## Exercise instructions
Retype the listing below line for line, but only from the line with "Clone this chart in seaborn and matplotlib." down to the line with "errorbar=None, saturation=1, linewidth=0)", inclusive. Pictures stay out.

··· Data listing

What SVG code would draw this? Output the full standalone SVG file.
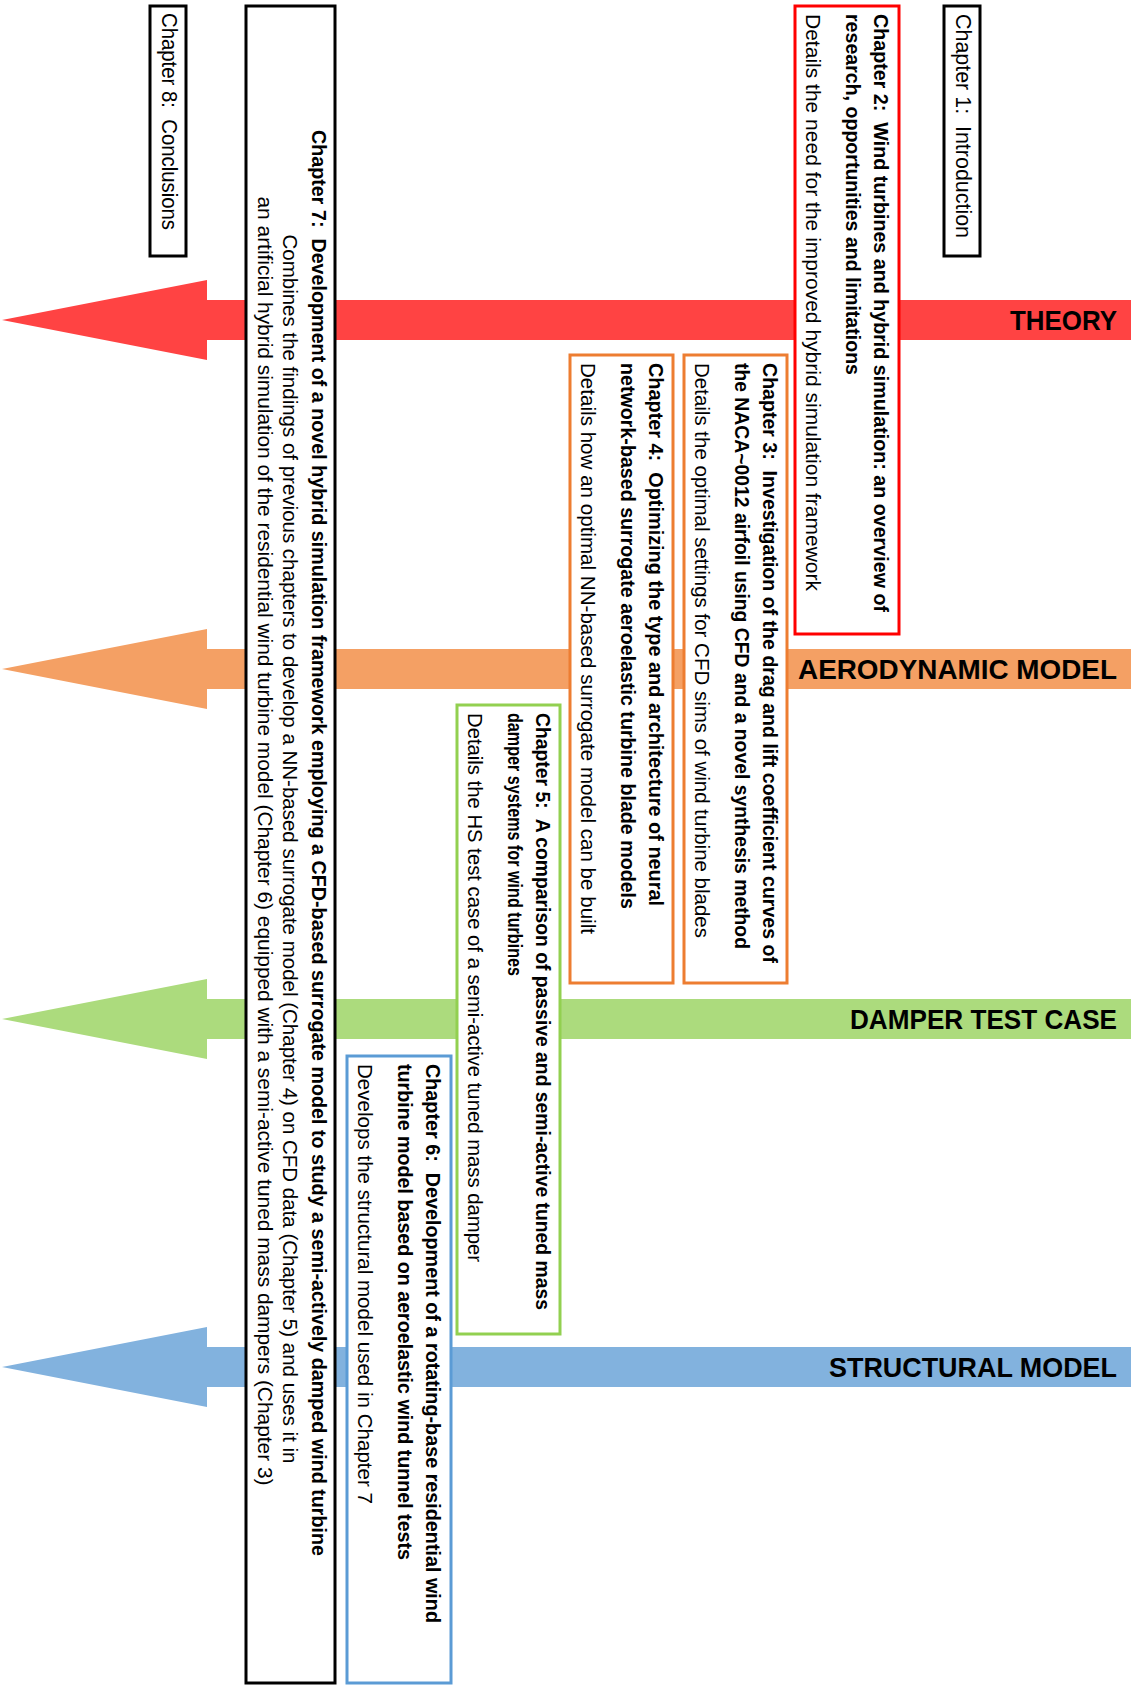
<svg xmlns="http://www.w3.org/2000/svg" width="1143" height="1690" viewBox="0 0 1143 1690">
<style>
text{font-family:"Liberation Sans",Arial,sans-serif;fill:#000;white-space:pre}
.b{font-size:20px;font-weight:bold}
.r{font-size:20px}
.c{font-size:22px}
.h{font-size:28px;font-weight:bold}
.box{fill:#fff;stroke-width:3}
.blk{stroke:#000}
.red{stroke:#FF0000}
.org{stroke:#ED7D31}
.grn{stroke:#92D050}
.blu{stroke:#5B9BD5}
</style>
<rect width="1143" height="1690" fill="#fff"/>
<g id="connectors">
<g id="theory">
<polygon points="1131,300 207,300 207,280 2,320 207,360 207,340 1131,340" fill="#FF4343"/>
<text class="h" x="1117" y="330" text-anchor="end" textLength="107" lengthAdjust="spacingAndGlyphs">THEORY</text>
</g>
<g id="aero">
<polygon points="1131,649 207,649 207,629 2,669 207,709 207,689 1131,689" fill="#F4A064"/>
<text class="h" x="1117" y="679" text-anchor="end" textLength="319" lengthAdjust="spacingAndGlyphs">AERODYNAMIC MODEL</text>
</g>
<g id="damper">
<polygon points="1131,999 207,999 207,979 2,1019 207,1059 207,1039 1131,1039" fill="#ACDB7D"/>
<text class="h" x="1117" y="1029" text-anchor="end" textLength="267" lengthAdjust="spacingAndGlyphs">DAMPER TEST CASE</text>
</g>
<g id="structural">
<polygon points="1131,1347 207,1347 207,1327 2,1367 207,1407 207,1387 1131,1387" fill="#82B2DE"/>
<text class="h" x="1117" y="1377" text-anchor="end" textLength="288" lengthAdjust="spacingAndGlyphs">STRUCTURAL MODEL</text>
</g>
</g>
<g id="ch1">
<rect class="box blk" x="944" y="6" width="36" height="250" stroke-width="3.5"/>
<text class="c" x="956" y="14" transform="rotate(90 956 14)" textLength="224" lengthAdjust="spacingAndGlyphs">Chapter 1:  Introduction</text>
</g>
<g id="ch8">
<rect class="box blk" x="150" y="6" width="36" height="250" stroke-width="3.5"/>
<text class="c" x="162" y="13" transform="rotate(90 162 13)" textLength="217" lengthAdjust="spacingAndGlyphs">Chapter 8:  Conclusions</text>
</g>
<g id="ch2">
<rect class="box red" x="795" y="6" width="104" height="628"/>
<text class="b" x="874" y="14" transform="rotate(90 874 14)" textLength="598" lengthAdjust="spacingAndGlyphs">Chapter 2:  Wind turbines and hybrid simulation: an overview of</text>
<text class="b" x="846" y="14" transform="rotate(90 846 14)" textLength="361" lengthAdjust="spacingAndGlyphs">research, opportunities and limitations</text>
<text class="r" x="806" y="14" transform="rotate(90 806 14)" textLength="577" lengthAdjust="spacingAndGlyphs">Details the need for the improved hybrid simulation framework</text>
</g>
<g id="ch3">
<rect class="box org" x="684" y="355" width="103" height="628"/>
<text class="b" x="763" y="363" transform="rotate(90 763 363)" textLength="600" lengthAdjust="spacingAndGlyphs">Chapter 3:  Investigation of the drag and lift coefficient curves of</text>
<text class="b" x="735" y="363" transform="rotate(90 735 363)" textLength="586" lengthAdjust="spacingAndGlyphs">the NACA~0012 airfoil using CFD and a novel synthesis method</text>
<text class="r" x="695" y="363" transform="rotate(90 695 363)" textLength="575" lengthAdjust="spacingAndGlyphs">Details the optimal settings for CFD sims of wind turbine blades</text>
</g>
<g id="ch4">
<rect class="box org" x="570" y="355" width="103" height="628"/>
<text class="b" x="649" y="363" transform="rotate(90 649 363)" textLength="543" lengthAdjust="spacingAndGlyphs">Chapter 4:  Optimizing the type and architecture of neural</text>
<text class="b" x="621" y="363" transform="rotate(90 621 363)" textLength="546" lengthAdjust="spacingAndGlyphs">network-based surrogate aeroelastic turbine blade models</text>
<text class="r" x="581" y="363" transform="rotate(90 581 363)" textLength="571" lengthAdjust="spacingAndGlyphs">Details how an optimal NN-based surrogate model can be built</text>
</g>
<g id="ch5">
<rect class="box grn" x="457" y="705" width="103" height="629"/>
<text class="b" x="536" y="713" transform="rotate(90 536 713)" textLength="597" lengthAdjust="spacingAndGlyphs">Chapter 5:  A comparison of passive and semi-active tuned mass</text>
<text class="b" x="508" y="713" transform="rotate(90 508 713)" textLength="263" lengthAdjust="spacingAndGlyphs">damper systems for wind turbines</text>
<text class="r" x="468" y="713" transform="rotate(90 468 713)" textLength="549" lengthAdjust="spacingAndGlyphs">Details the HS test case of a semi-active tuned mass damper</text>
</g>
<g id="ch6">
<rect class="box blu" x="347" y="1056" width="104" height="627"/>
<text class="b" x="426" y="1064" transform="rotate(90 426 1064)" textLength="559" lengthAdjust="spacingAndGlyphs">Chapter 6:  Development of a rotating-base residential wind</text>
<text class="b" x="398" y="1064" transform="rotate(90 398 1064)" textLength="496" lengthAdjust="spacingAndGlyphs">turbine model based on aeroelastic wind tunnel tests</text>
<text class="r" x="358" y="1064" transform="rotate(90 358 1064)" textLength="440" lengthAdjust="spacingAndGlyphs">Develops the structural model used in Chapter 7</text>
</g>
<g id="ch7">
<rect class="box blk" x="246" y="6" width="89" height="1677" stroke-width="4"/>
<text class="b" x="312" y="843" text-anchor="middle" transform="rotate(90 312 843)" textLength="1426" lengthAdjust="spacingAndGlyphs">Chapter 7:  Development of a novel hybrid simulation framework employing a CFD-based surrogate model to study a semi-actively damped wind turbine</text>
<text class="r" x="283" y="849" text-anchor="middle" transform="rotate(90 283 849)" textLength="1229" lengthAdjust="spacingAndGlyphs">Combines the findings of previous chapters to develop a NN-based surrogate model (Chapter 4) on CFD data (Chapter 5) and uses it in</text>
<text class="r" x="258" y="841" text-anchor="middle" transform="rotate(90 258 841)" textLength="1289" lengthAdjust="spacingAndGlyphs">an artificial hybrid simulation of the residential wind turbine model (Chapter 6) equipped with a semi-active tuned mass dampers (Chapter 3)</text>
</g>
</svg>
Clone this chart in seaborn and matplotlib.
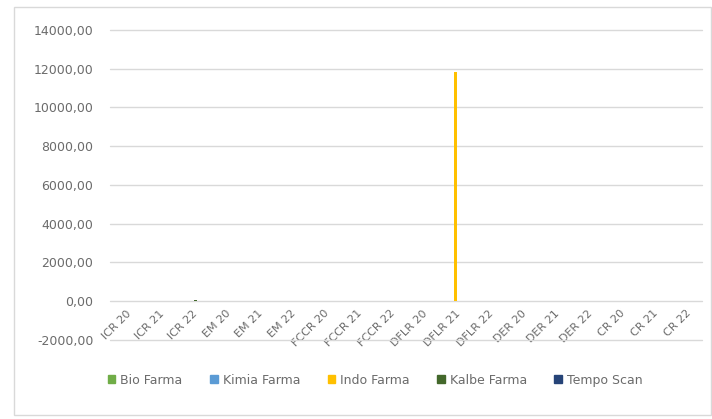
import matplotlib
matplotlib.use("Agg")
import matplotlib.pyplot as plt
import seaborn as sns
import pandas as pd
from matplotlib.patches import Rectangle
from matplotlib.ticker import FuncFormatter

categories = ["ICR 20", "ICR 21", "ICR 22", "EM 20", "EM 21", "EM 22",
              "FCCR 20", "FCCR 21", "FCCR 22", "DFLR 20", "DFLR 21", "DFLR 22",
              "DER 20", "DER 21", "DER 22", "CR 20", "CR 21", "CR 22"]
series = ["Bio Farma", "Kimia Farma", "Indo Farma", "Kalbe Farma", "Tempo Scan"]
bio_farma   = [0] * 18
kimia_farma = [0] * 18
indo_farma  = [0, 0, 0, 0, 0, 0, 0, 0, 0, 0, 11800, 0, 0, 0, 0, 0, 0, 0]
kalbe_farma = [0, 0, 80, 0, 0, 0, 0, 0, 0, 0, 0, 0, 0, 0, 0, 0, 0, 0]
tempo_scan  = [0] * 18
colors = ["#70AD47", "#5B9BD5", "#FFC000", "#43682B", "#264478"]

values = [bio_farma, kimia_farma, indo_farma, kalbe_farma, tempo_scan]
rows = []
for s, vals in zip(series, values):
    for c, v in zip(categories, vals):
        rows.append({"Kategori": c, "Perusahaan": s, "Nilai": v})
df = pd.DataFrame(rows)

sns.set_style("white")
plt.rcParams["font.family"] = ["DejaVu Sans"]

fig = plt.figure(figsize=(7.12, 4.19), dpi=100)
ax = fig.add_axes([110 / 712, 1 - 340 / 419, (702 - 110) / 712, (340 - 29.8) / 419])

sns.barplot(data=df, x="Kategori", y="Nilai", hue="Perusahaan", order=categories,
            hue_order=series, palette=colors, width=0.5, ax=ax, legend=False,
            errorbar=None, saturation=1, linewidth=0)

ax.set_ylim(-2000, 14000)
ax.set_yticks(range(-2000, 14001, 2000))
ax.yaxis.set_major_formatter(FuncFormatter(lambda v, p: f"{v:.2f}".replace(".", ",")))
ax.grid(axis="y", color="#D9D9D9", linewidth=1)
ax.set_axisbelow(True)
for gl in ax.get_ygridlines():
    gl.set_clip_on(False)
for sp in ["top", "right", "left"]:
    ax.spines[sp].set_visible(False)
ax.spines["bottom"].set_position(("data", 0))
ax.spines["bottom"].set_visible(False)
ax.set_xlabel("")
ax.set_ylabel("")
ax.tick_params(axis="y", length=0, pad=12, labelsize=9, labelcolor="#6B6B6B")
ax.tick_params(axis="x", length=0, pad=5, labelsize=8, labelcolor="#6B6B6B")
for lbl in ax.get_xticklabels():
    lbl.set_rotation(45)
    lbl.set_ha("right")
    lbl.set_va("top")
    lbl.set_rotation_mode("anchor")
ax.set_xlim(-0.5, len(categories) - 0.5)

handles = [Rectangle((0, 0), 1, 1, color=c) for c in colors]
fig.legend(handles, series, loc="center", bbox_to_anchor=(0.527, 0.093), ncol=5,
           frameon=False, fontsize=9, handlelength=0.6, handleheight=0.6,
           handletextpad=0.4, columnspacing=2.2, labelcolor="#6B6B6B")

fig.patches.append(Rectangle((14 / 712, 4 / 419), 697 / 712, 408 / 419,
                             transform=fig.transFigure, fill=False,
                             edgecolor="#D9D9D9", linewidth=1))

fig.savefig("out.png", dpi=100, facecolor="white")
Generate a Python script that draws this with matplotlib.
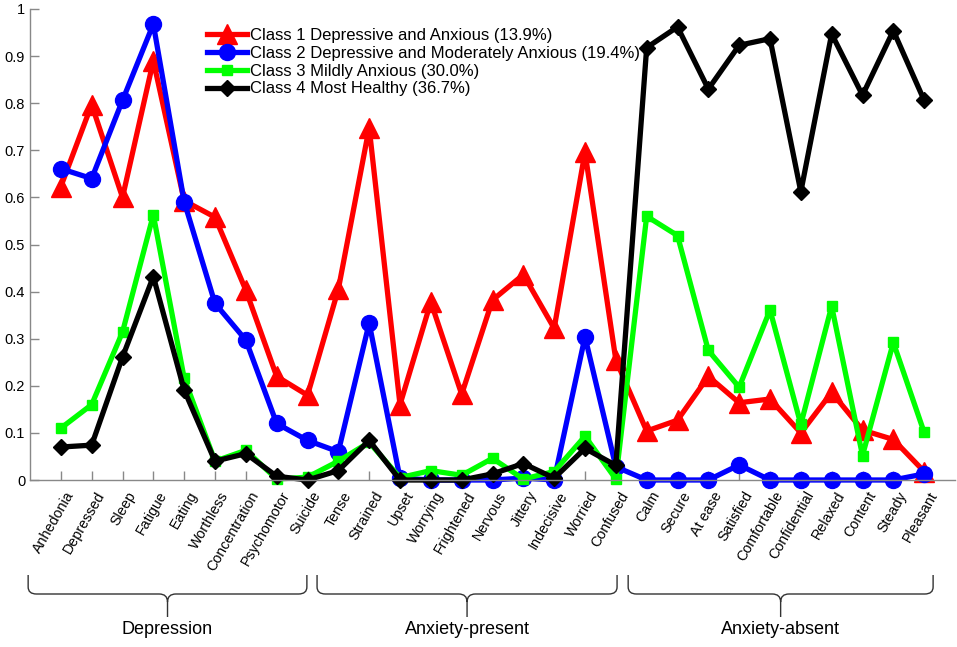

······

## Problem solution
Clone this chart in seaborn and matplotlib.
import matplotlib
matplotlib.use("Agg")
import matplotlib.pyplot as plt
import seaborn as sns
import pandas as pd
from matplotlib.patches import Rectangle
from matplotlib.ticker import FuncFormatter

categories = ["ICR 20", "ICR 21", "ICR 22", "EM 20", "EM 21", "EM 22",
              "FCCR 20", "FCCR 21", "FCCR 22", "DFLR 20", "DFLR 21", "DFLR 22",
              "DER 20", "DER 21", "DER 22", "CR 20", "CR 21", "CR 22"]
series = ["Bio Farma", "Kimia Farma", "Indo Farma", "Kalbe Farma", "Tempo Scan"]
bio_farma   = [0] * 18
kimia_farma = [0] * 18
indo_farma  = [0, 0, 0, 0, 0, 0, 0, 0, 0, 0, 11800, 0, 0, 0, 0, 0, 0, 0]
kalbe_farma = [0, 0, 80, 0, 0, 0, 0, 0, 0, 0, 0, 0, 0, 0, 0, 0, 0, 0]
tempo_scan  = [0] * 18
colors = ["#70AD47", "#5B9BD5", "#FFC000", "#43682B", "#264478"]

values = [bio_farma, kimia_farma, indo_farma, kalbe_farma, tempo_scan]
rows = []
for s, vals in zip(series, values):
    for c, v in zip(categories, vals):
        rows.append({"Kategori": c, "Perusahaan": s, "Nilai": v})
df = pd.DataFrame(rows)

sns.set_style("white")
plt.rcParams["font.family"] = ["DejaVu Sans"]

fig = plt.figure(figsize=(7.12, 4.19), dpi=100)
ax = fig.add_axes([110 / 712, 1 - 340 / 419, (702 - 110) / 712, (340 - 29.8) / 419])

sns.barplot(data=df, x="Kategori", y="Nilai", hue="Perusahaan", order=categories,
            hue_order=series, palette=colors, width=0.5, ax=ax, legend=False,
            errorbar=None, saturation=1, linewidth=0)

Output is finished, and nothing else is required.